Constitutions

By Yehudah Mirsky
Monday, June 28, 2010

Among the issues brought to the fore by the recent crisis in Israel over ultra-Orthodox (haredi) schools is the unresolved role of the state's judiciary. Israel has no written constitution. To some, the absence invites disaster. To others, it is what holds Israel together as a Jewish and democratic state.

Efforts at constitution-writing in the years immediately prior to and after Israeli statehood came to naught for several reasons, prominently including the inability to find or even imagine formulas for striking a sustainable balance between religion and state. But Israel does have a robust and raucous democratic culture. It also has a series of "Basic Laws" laying out the structure of government and guaranteeing rights and liberties. In the absence of a constitution, the judiciary has used those laws to develop American-style doctrines of judicial review and civil and minority rights.

One Israeli minority, the ultra-Orthodox, has seen things differently, however.  Swelling in size and assertiveness, it no longer takes for granted the "status quo" that for decades has governed religion-state relations. Indeed, it has come to view the judiciary, and especially the Supreme Court, as its enemy, both for the liberal values the Court seeks to enforce and for its challenge to the primacy of rabbinic law and da'at Torah, a much-disputed doctrine of rabbinic supremacy in matters of governance and public policy.

There is a history here. Through the many centuries of Jewish statelessness, non-Jewish legal and political systems were accepted and legitimized through a talmudic principle, dina de-malkhuta dina, literally, "the kingdom's law is the law." (To be sure, when it came to religious matters and intra-Jewish civil disputes, having recourse to Gentile courts was severely frowned upon; Jews may not have had sovereign institutions, but they had courts and laws of their own.) But what of secular courts in a Jewish state?

Many haredi Jews regard these courts as singularly illegitimate, grounded as they are in the heresies of Zionism and secular ideologies. The suggestion that in defending minority rights generally, the judiciary defends the ultra-Orthodox as well, is dismissed as meager recompense for the Court's seeking to thwart haredi agendas and prerogatives.

Other currents are at play as well. Religious Zionists, for their part, have historically entertained a positive, not to say romantic, view of the state. For many, however, the romance ended with Ariel Sharon's disengagement from Gaza in 2005. The same occasion sidelined a joint effort by Yaakov Medan, a prominent religious Zionist rabbi, and Ruth Gavison, a leading jurist (and distinguished critic of the Supreme Court's overreaching), to promote a new covenant  aimed at calming the roiling waters of religion's relationship to the state.

As for a constitution, several potential versions have been put forth by bodies including the Israel Democracy Institute and the Institute for Zionist Strategies.  Proponents and critics of the initiative exist on both sides of the aisle. One key question is whether the benefits of a constitution would be outweighed by the inevitable price to be paid in formalizing the power of the current rabbinic establishment. Another is whether Israeli society can survive the ratification debate, which is bound to bring to the surface the most wrenching questions of national and religious identity. 

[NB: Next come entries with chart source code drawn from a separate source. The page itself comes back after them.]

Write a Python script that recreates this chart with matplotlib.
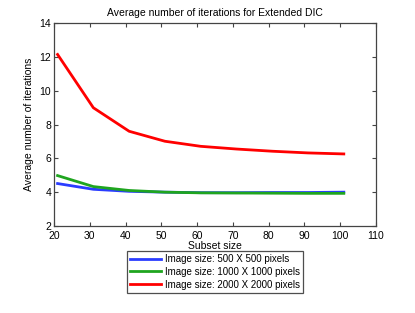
import matplotlib
matplotlib.use("Agg")
import matplotlib.pyplot as plt

subset_size = [21, 31, 41, 51, 61, 71, 81, 91, 101]
iters_500 = [4.51, 4.17, 4.05, 4.00, 3.97, 3.97, 3.98, 3.98, 4.00]
iters_1000 = [4.98, 4.33, 4.10, 4.00, 3.96, 3.95, 3.94, 3.93, 3.93]
iters_2000 = [12.14, 8.99, 7.60, 7.01, 6.71, 6.55, 6.42, 6.32, 6.26]
labels = ["Image size: 500 X 500 pixels",
          "Image size: 1000 X 1000 pixels",
          "Image size: 2000 X 2000 pixels"]
colors = ["#2a3cff", "#1fa51f", "#ff0000"]

plt.rcParams['font.family'] = ['Liberation Sans', 'DejaVu Sans']
fig = plt.figure(figsize=(4.15, 3.13), dpi=100)
ax = fig.add_axes([54/415, 1-226/313, (376-54)/415, (226-23)/313])

for y, lab, c in zip([iters_500, iters_1000, iters_2000], labels, colors):
    ax.plot(subset_size, y, color=c, lw=2.0, label=lab)

ax.set_xlim(20, 110)
ax.set_ylim(2, 14)
ax.set_xticks(range(20, 111, 10))
ax.set_yticks(range(2, 15, 2))
ax.tick_params(direction='in', top=True, right=True, labelsize=7.5,
               length=3, color='#444444', pad=2)
ax.tick_params(axis='x', pad=3.5)
for s in ax.spines.values():
    s.set_color('#444444')
    s.set_linewidth(0.9)
ax.set_title("Average number of iterations for Extended DIC", fontsize=7.5, pad=5)
ax.set_xlabel("Subset size", fontsize=7.5, labelpad=0)
ax.set_ylabel("Average number of iterations", fontsize=7.5, labelpad=4)

leg = fig.legend(loc='upper center', bbox_to_anchor=(215/415, 1-251/313),
                 fontsize=7.0, frameon=True, fancybox=False, edgecolor='#222222',
                 handlelength=3.2, handletextpad=0.4, borderpad=0.3,
                 labelspacing=0.3, borderaxespad=0)
leg.get_frame().set_linewidth(0.9)

fig.savefig("out.png", dpi=100)
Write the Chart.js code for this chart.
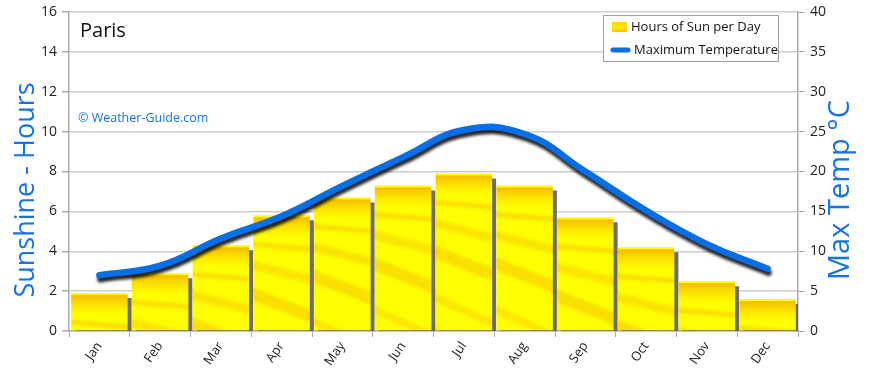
<!DOCTYPE html>
<html>
<head>
<meta charset="utf-8">
<script src="https://cdn.jsdelivr.net/npm/chart.js@4.4.1/dist/chart.umd.min.js"></script>
<style>
  html, body { margin: 0; background: #fff; }
  #wrap { width: 870px; height: 371px; position: relative; }
</style>
</head>
<body>
<div id="wrap"><canvas id="weatherChart"></canvas></div>
<script>
const months = ["Jan", "Feb", "Mar", "Apr", "May", "Jun", "Jul", "Aug", "Sep", "Oct", "Nov", "Dec"];
const sunHours = [1.9, 2.9, 4.3, 5.8, 6.7, 7.3, 7.9, 7.3, 5.7, 4.2, 2.5, 1.6];
const maxTemp = [7, 8.2, 11.6, 14.4, 18.2, 21.8, 25.2, 24.7, 20, 15.1, 10.9, 7.8];
const hoursAxis = [0, 16, 2];
const tempAxis = [0, 40, 5];

const BLUE = "#1473e6";
const FONT = '"Open Sans", sans-serif';

// streaks for the bar texture: [leftY, rightY, thickness, alpha]
const streaks = [
  [26, 32, 5, 0.35], [44, 62, 9, 0.28], [70, 98, 13, 0.32], [118, 150, 8, 0.25],
  [150, 196, 16, 0.3], [205, 240, 10, 0.25], [236, 286, 18, 0.28], [296, 326, 12, 0.25],
];

const makeTexture = () => {
  const c = document.createElement("canvas");
  c.width = 64;
  c.height = 340;
  const g = c.getContext("2d");
  g.fillStyle = "#ffff00";
  g.fillRect(0, 0, 64, 340);
  g.filter = "blur(1.5px)";
  streaks.forEach(([y0, y1, w, a]) => {
    g.fillStyle = `rgba(240,160,0,${a})`;
    g.beginPath();
    g.moveTo(-4, y0);
    g.lineTo(68, y1);
    g.lineTo(68, y1 + w);
    g.lineTo(-4, y0 + w);
    g.closePath();
    g.fill();
  });
  g.filter = "none";
  const top = g.createLinearGradient(0, 0, 0, 22);
  top.addColorStop(0, "rgba(255,230,0,0.4)");
  top.addColorStop(0.1, "rgba(245,170,0,0.8)");
  top.addColorStop(1, "rgba(255,210,0,0)");
  g.fillStyle = top;
  g.fillRect(0, 2, 64, 20);
  return c;
};
const texture = makeTexture();

const barFill = (ctx) => {
  const chart = ctx.chart;
  if (ctx.type !== "data" || !chart.chartArea) return "#ffee00";
  const x = chart.scales.x.getPixelForValue(ctx.dataIndex);
  const y = chart.scales.yHours.getPixelForValue(ctx.raw);
  const p = chart.ctx.createPattern(texture, "repeat");
  p.setTransform(new DOMMatrix([1, 0, 0, 1, x - 30, y]));
  return p;
};

const shadowPlugin = {
  id: "shadows",
  beforeDatasetDraw(chart, args) {
    const ctx = chart.ctx;
    ctx.save();
    if (chart.data.datasets[args.index].type === "bar") {
      ctx.shadowColor = "rgba(100,100,100,0.95)";
      ctx.shadowOffsetX = 4;
      ctx.shadowOffsetY = 5;
      ctx.shadowBlur = 1;
    } else {
      ctx.shadowColor = "rgba(0,0,0,0.85)";
      ctx.shadowOffsetX = 1;
      ctx.shadowOffsetY = 4;
      ctx.shadowBlur = 3;
    }
  },
  afterDatasetDraw(chart) {
    chart.ctx.restore();
  },
};

const decorPlugin = {
  id: "decor",
  afterDraw(chart) {
    const ctx = chart.ctx;
    const area = chart.chartArea;
    ctx.save();

    // titles, both read bottom to top
    ctx.fillStyle = BLUE;
    ctx.textAlign = "center";
    ctx.textBaseline = "middle";
    ctx.font = `27px ${FONT}`;
    ctx.translate(26, 190);
    ctx.rotate(-Math.PI / 2);
    ctx.fillText("Sunshine - Hours", 0, 0);
    ctx.setTransform(1, 0, 0, 1, 0, 0);
    ctx.font = `29px ${FONT}`;
    ctx.translate(area.right + 43, 190);
    ctx.rotate(-Math.PI / 2);
    ctx.fillText("Max Temp °C", 0, 0);
    ctx.setTransform(1, 0, 0, 1, 0, 0);

    // labels inside the plot
    ctx.textAlign = "left";
    ctx.fillStyle = "#111";
    ctx.font = `20px ${FONT}`;
    ctx.fillText("Paris", area.left + 11, 31);
    ctx.fillStyle = BLUE;
    ctx.font = `12.5px ${FONT}`;
    ctx.fillText("© Weather-Guide.com", area.left + 9, 118);

    // legend
    const lx = area.right - 195;
    const ly = 15;
    ctx.fillStyle = "#fff";
    ctx.fillRect(lx, ly, 175, 46);
    ctx.strokeStyle = "#a0a0a0";
    ctx.lineWidth = 1;
    ctx.strokeRect(lx + 0.5, ly + 0.5, 175, 46);
    const sw = ctx.createLinearGradient(0, ly + 7, 0, ly + 17);
    sw.addColorStop(0, "#ffd000");
    sw.addColorStop(0.5, "#ffee00");
    sw.addColorStop(1, "#f8c000");
    ctx.fillStyle = sw;
    ctx.fillRect(lx + 9, ly + 7, 15, 10);
    ctx.strokeStyle = "#0a6fe6";
    ctx.lineWidth = 5;
    ctx.lineCap = "round";
    ctx.beginPath();
    ctx.moveTo(lx + 10, ly + 35);
    ctx.lineTo(lx + 25, ly + 35);
    ctx.stroke();
    ctx.fillStyle = "#111";
    ctx.font = `13px ${FONT}`;
    ctx.fillText("Hours of Sun per Day", lx + 28, ly + 12);
    ctx.fillText("Maximum Temperature", lx + 31, ly + 35);
    ctx.restore();
  },
};

const tickFont = { family: FONT, size: 14, lineHeight: 1 };

new Chart(document.getElementById("weatherChart"), {
  data: {
    labels: months,
    datasets: [
      {
        type: "line",
        label: "Maximum Temperature",
        data: maxTemp,
        yAxisID: "yTemp",
        borderColor: "#0a6fe6",
        borderWidth: 6.5,
        borderCapStyle: "round",
        pointRadius: 0,
        tension: 0.45,
        order: 0,
      },
      {
        type: "bar",
        label: "Hours of Sun per Day",
        data: sunHours,
        yAxisID: "yHours",
        backgroundColor: barFill,
        borderWidth: 0,
        barPercentage: 0.93,
        categoryPercentage: 1,
        order: 1,
      },
    ],
  },
  plugins: [shadowPlugin, decorPlugin],
  options: {
    responsive: true,
    maintainAspectRatio: false,
    animation: false,
    layout: { padding: { top: 10, left: 0, right: 0, bottom: 0 } },
    plugins: {
      legend: { display: false },
      tooltip: { enabled: false },
    },
    scales: {
      x: {
        afterFit: (scale) => { scale.height = 40; },
        grid: { drawOnChartArea: false, offset: true, tickLength: 6, color: "#aaa" },
        border: { color: "#aaa", width: 1.5 },
        ticks: { color: "#222", font: { family: FONT, size: 13 }, minRotation: 55, maxRotation: 55, padding: 2 },
      },
      yHours: {
        position: "left",
        min: hoursAxis[0],
        max: hoursAxis[1],
        afterFit: (scale) => { scale.width = 69; },
        grid: { color: "#cdcdcd", lineWidth: 1.5, tickLength: 7, tickColor: "#aaa" },
        border: { color: "#aaa", width: 1.5 },
        ticks: { stepSize: hoursAxis[2], color: "#222", font: tickFont, padding: 5 },
      },
      yTemp: {
        position: "right",
        min: tempAxis[0],
        max: tempAxis[1],
        afterFit: (scale) => { scale.width = 72; },
        grid: { drawOnChartArea: false, tickLength: 7, color: "#aaa" },
        border: { color: "#aaa", width: 1.5 },
        ticks: { stepSize: tempAxis[2], color: "#222", font: tickFont, padding: 5 },
      },
    },
  },
});
</script>
</body>
</html>
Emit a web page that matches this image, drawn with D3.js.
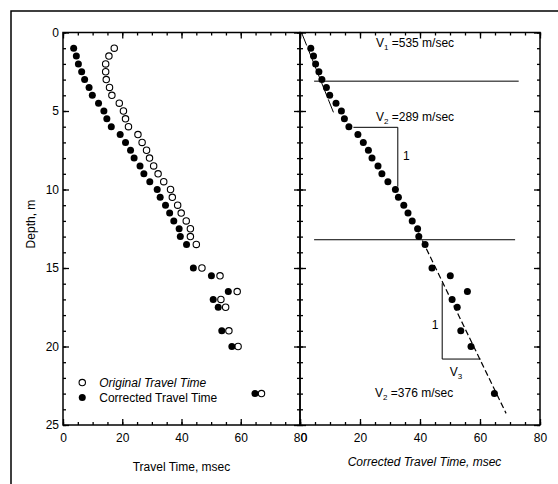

In the American context, the moral purposes of constitutionalism are deeply linked to procedural values; freedom of speech, association, and religion are corollaries of the rules of the road that enable American democracy to function, thus also serving as a sound basis for judicial review. Israel operates with a much thicker sense of moral purpose and of religious and national identity, but one that is interpreted in radically different ways by different sectors of society. While the arguments over Israel's judiciary may seem to parallel American debates over judicial review, the existential stakes involved and the deep, deep gulfs among the parties make the American debates seem like bean bag.

Even to admirers of the U.S. Constitution, a document that, inadvertently or not, would freeze and institutionalize Israel's entrenched domestic differences might be thought worse than no constitution at all.